EXERCISE PROMPT :: Find the string "this" and gather every line that holds it.

(begin)

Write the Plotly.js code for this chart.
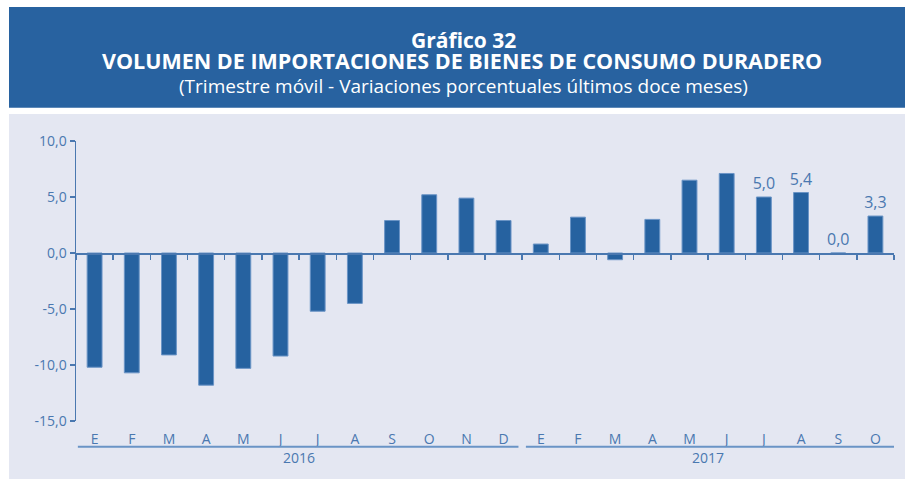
<!DOCTYPE html>
<html>
<head>
<meta charset="utf-8">
<script src="https://cdn.plot.ly/plotly-3.0.1.min.js"></script>
<style>
html,body{margin:0;padding:0;background:#fff;}
#chart{width:905px;height:479px;}
</style>
</head>
<body>
<div id="chart"></div>
<script>
const categories = ["E16","F16","M16","A16","M16b","J16","J16b","A16b","S16","O16","N16","D16",
                    "E17","F17","M17","A17","M17b","J17","J17b","A17b","S17","O17"];
const monthLabels = ["E","F","M","A","M","J","J","A","S","O","N","D",
                     "E","F","M","A","M","J","J","A","S","O"];
const values = [-10.2,-10.7,-9.1,-11.8,-10.3,-9.2,-5.2,-4.5,2.9,5.2,4.9,2.9,
                0.8,3.2,-0.6,3.0,6.5,7.1,5.0,5.4,0.0,3.3];
const barLabels = [null,null,null,null,null,null,null,null,null,null,null,null,
                   null,null,null,null,null,null,"5,0","5,4","0,0","3,3"];
const yTickVals = [-15,-10,-5,0,5,10];
const yTickText = ["-15,0","-10,0","-5,0","0,0","5,0","10,0"];
const years = ["2016","2017"];
const yearCenters = [5.5, 16.5];
const yearSpans = [[-0.45,11.4],[11.6,21.5]];

const txtColor = "#4a78b0";
const font = "Open Sans, Noto Sans, sans-serif";

const L=76, R=894, T=141, B=421;
const px2x = p => (p-L)/(R-L);
const py2y = p => (B-p)/(B-T);

const shapes = [
  {type:"rect", xref:"paper", yref:"paper", x0:px2x(9), x1:px2x(905), y0:py2y(107.7), y1:py2y(7),
   fillcolor:"#2862a0", line:{width:0}, layer:"below"},
  {type:"rect", xref:"paper", yref:"paper", x0:px2x(9), x1:px2x(905), y0:py2y(479), y1:py2y(114),
   fillcolor:"#e4e7f2", line:{width:0}, layer:"below"}
];
yearSpans.forEach(s=>shapes.push({type:"line", xref:"x", yref:"paper", x0:s[0], x1:s[1],
  y0:py2y(446.7), y1:py2y(446.7), line:{color:"#6a94c6", width:2}}));

const annotations = [
  {text:"<b>Gráfico 32</b>", xref:"paper", yref:"paper", x:px2x(463), y:py2y(40), showarrow:false,
   font:{family:font, size:21, color:"#fff"}, xanchor:"center", yanchor:"middle", borderpad:0},
  {text:"<b>VOLUMEN DE IMPORTACIONES DE BIENES DE CONSUMO DURADERO</b>", xref:"paper", yref:"paper",
   x:px2x(462), y:py2y(61), showarrow:false, font:{family:font, size:21.5, color:"#fff"}, xanchor:"center", yanchor:"middle", borderpad:0},
  {text:"(Trimestre móvil - Variaciones porcentuales últimos doce meses)", xref:"paper", yref:"paper",
   x:px2x(463), y:py2y(86), showarrow:false, font:{family:font, size:19, color:"#fff"}, xanchor:"center", yanchor:"middle", borderpad:0}
];
years.forEach((y,i)=>annotations.push({text:y, xref:"x", yref:"paper", x:yearCenters[i], y:py2y(457),
  showarrow:false, font:{family:font, size:14, color:txtColor}, xanchor:"center", yanchor:"middle"}));

const data = [
  {type:"bar", x:categories, y:values, width:0.4,
   marker:{color:"#2662a0", line:{color:"#6a94c6", width:1}},
   text:barLabels, textposition:"outside", cliponaxis:false, constraintext:"none",
   textfont:{family:font, size:16, color:txtColor}, hoverinfo:"skip"},
  {type:"scatter", x:[-0.5,21.5], y:[0,0], xaxis:"x2", mode:"lines", line:{width:0}, hoverinfo:"skip", showlegend:false}
];

const layout = {
  width:905, height:479,
  margin:{l:L, r:905-R, t:T, b:479-B},
  paper_bgcolor:"#ffffff", plot_bgcolor:"#e4e7f2",
  showlegend:false,
  font:{family:font, color:txtColor},
  bargap:0.6,
  xaxis:{type:"category", tickvals:categories, ticktext:monthLabels, ticks:"", showline:false,
         showgrid:false, zeroline:false, ticklabelstandoff:8, tickfont:{family:font, size:14, color:txtColor},
         range:[-0.5,21.5]},
  xaxis2:{overlaying:"x", anchor:"free", position:0.6, side:"bottom", range:[-0.5,21.5],
          tick0:-0.5, dtick:1, ticks:"outside", ticklen:5, tickcolor:txtColor, tickwidth:1.5,
          showticklabels:false, showline:true, linecolor:txtColor, linewidth:1.5,
          showgrid:false, zeroline:false},
  yaxis:{range:[-15,10], tickvals:yTickVals, ticktext:yTickText, ticks:"outside", ticklen:5,
         tickcolor:txtColor, tickwidth:1.5, showline:true, linecolor:txtColor, linewidth:1.5,
         showgrid:false, zeroline:false, tickfont:{family:font, size:14, color:txtColor}},
  shapes:shapes, annotations:annotations
};

Plotly.newPlot("chart", data, layout, {displayModeBar:false, staticPlot:true});
</script>
</body>
</html>
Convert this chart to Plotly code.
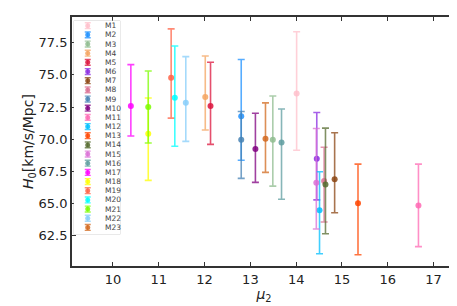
import plotly.graph_objects as go

models = ["M%d" % i for i in range(1, 24)]
colors = ["pink", "dodgerblue", "darkseagreen", "sandybrown", "crimson", "blueviolet",
          "saddlebrown", "palevioletred", "steelblue", "purple", "hotpink", "deepskyblue",
          "orangered", "darkolivegreen", "orchid", "cadetblue", "magenta", "yellow",
          "tomato", "cyan", "lawngreen", "lightskyblue", "chocolate"]
mu2 = [14.01, 12.80, 13.49, 12.015, 12.13, 14.45, 14.84, 14.61, 12.80, 13.11, 16.67, 14.51,
       15.35, 14.64, 14.44, 13.68, 10.39, 10.77, 11.27, 11.35, 10.77, 11.59, 13.33]
h0 = [73.56, 71.79, 69.96, 73.28, 72.58, 68.47, 66.88, 66.74, 69.96, 69.24, 64.85, 64.48,
      65.02, 66.47, 66.62, 69.75, 72.58, 70.42, 74.77, 73.22, 72.50, 72.84, 70.04]
h0_upper = [78.35, 76.19, 73.36, 76.47, 75.98, 72.07, 70.50, 69.37, 72.15, 72.02, 68.06, 67.47,
            68.06, 70.86, 70.83, 72.35, 75.80, 73.20, 78.58, 77.24, 75.30, 76.42, 72.82]
h0_lower = [69.14, 68.36, 66.35, 70.71, 69.60, 65.28, 64.28, 63.56, 66.95, 66.64, 61.65, 61.09,
            61.01, 62.65, 63.02, 65.33, 70.25, 66.80, 71.64, 69.45, 69.70, 69.83, 67.42]
x_ticks = [10, 11, 12, 13, 14, 15, 16, 17]
y_ticks = [62.5, 65.0, 67.5, 70.0, 72.5, 75.0, 77.5]

CSS = {
    "pink": (255, 192, 203), "dodgerblue": (30, 144, 255), "darkseagreen": (143, 188, 143),
    "sandybrown": (244, 164, 96), "crimson": (220, 20, 60), "blueviolet": (138, 43, 226),
    "saddlebrown": (139, 69, 19), "palevioletred": (219, 112, 147), "steelblue": (70, 130, 180),
    "purple": (128, 0, 128), "hotpink": (255, 105, 180), "deepskyblue": (0, 191, 255),
    "orangered": (255, 69, 0), "darkolivegreen": (85, 107, 47), "orchid": (218, 112, 214),
    "cadetblue": (95, 158, 160), "magenta": (255, 0, 255), "yellow": (255, 255, 0),
    "tomato": (255, 99, 71), "cyan": (0, 255, 255), "lawngreen": (124, 252, 0),
    "lightskyblue": (135, 206, 250), "chocolate": (210, 105, 30),
}


def rgba(name, a):
    r, g, b = CSS[name]
    return "rgba(%d,%d,%d,%.2f)" % (r, g, b, a)


FONT = "DejaVu Sans"
fig = go.Figure()

for i, m in enumerate(models):
    fig.add_trace(go.Scatter(
        x=[mu2[i]], y=[h0[i]], mode="markers", name=m, showlegend=False,
        marker=dict(color=rgba(colors[i], 0.85), size=6),
        error_y=dict(type="data", symmetric=False,
                     array=[h0_upper[i] - h0[i]], arrayminus=[h0[i] - h0_lower[i]],
                     color=rgba(colors[i], 0.75), thickness=1.6, width=3.5),
    ))

# hand-built legend in an inset axis
for i, m in enumerate(models):
    fig.add_trace(go.Scatter(
        x=[0.30], y=[i], mode="markers", showlegend=False, hoverinfo="skip",
        xaxis="x2", yaxis="y2",
        marker=dict(color=rgba(colors[i], 0.85), size=5),
        error_y=dict(type="data", array=[0.32], color=rgba(colors[i], 0.75),
                     thickness=1.4, width=3),
    ))
    fig.add_annotation(x=0.64, y=i, xref="x2", yref="y2", text=m, showarrow=False,
                       xanchor="left", yanchor="middle",
                       font=dict(family=FONT, size=7.5, color="#444"))

fig.add_shape(type="rect", xref="paper", yref="paper", x0=0.005, x1=0.125, y0=0.127, y1=0.985,
              line=dict(color="#d6d6d6", width=1), fillcolor="white", layer="below")

axis_common = dict(showgrid=False, zeroline=False, ticks="inside", ticklen=4, tickwidth=1.2,
                   tickcolor="#333", showline=True, linecolor="#333", linewidth=1.8,
                   mirror="allticks", tickfont=dict(family=FONT, size=13, color="#222"))

fig.update_layout(
    width=457, height=306,
    margin=dict(l=64, r=9, t=7, b=48),
    plot_bgcolor="white", paper_bgcolor="white",
    xaxis=dict(range=[9.105, 17.49], tickvals=x_ticks,
               title=dict(text="<i>μ</i><sub>2</sub>", font=dict(family=FONT, size=14, color="#222"),
                          standoff=4),
               **axis_common),
    yaxis=dict(range=[60.14, 79.5], tickvals=y_ticks, tickformat=".1f",
               title=dict(text="<i>H</i><sub>0</sub>[km/s/Mpc]",
                          font=dict(family=FONT, size=14, color="#222"), standoff=2),
               **axis_common),
    xaxis2=dict(domain=[0.005, 0.125], range=[0, 1], visible=False, anchor="y2"),
    yaxis2=dict(domain=[0.127, 0.985], range=[22.76, -0.54], visible=False, anchor="x2"),
)

fig.write_html("out.html")
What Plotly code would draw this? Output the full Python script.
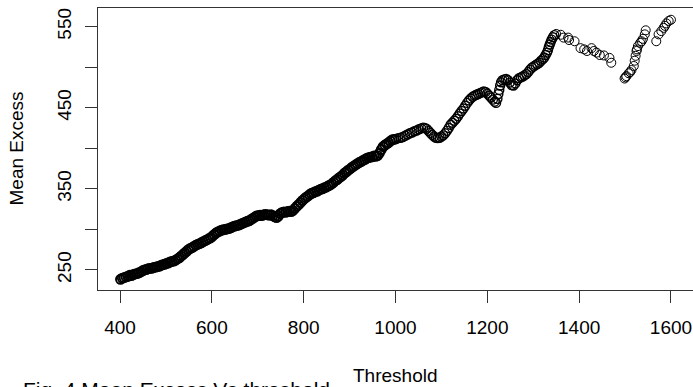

(end)

WRITTEN ANSWER ::
Write the Plotly.js code for this chart.
Convert this chart to Plotly code.
What Plotly code would draw this? Output the full Python script.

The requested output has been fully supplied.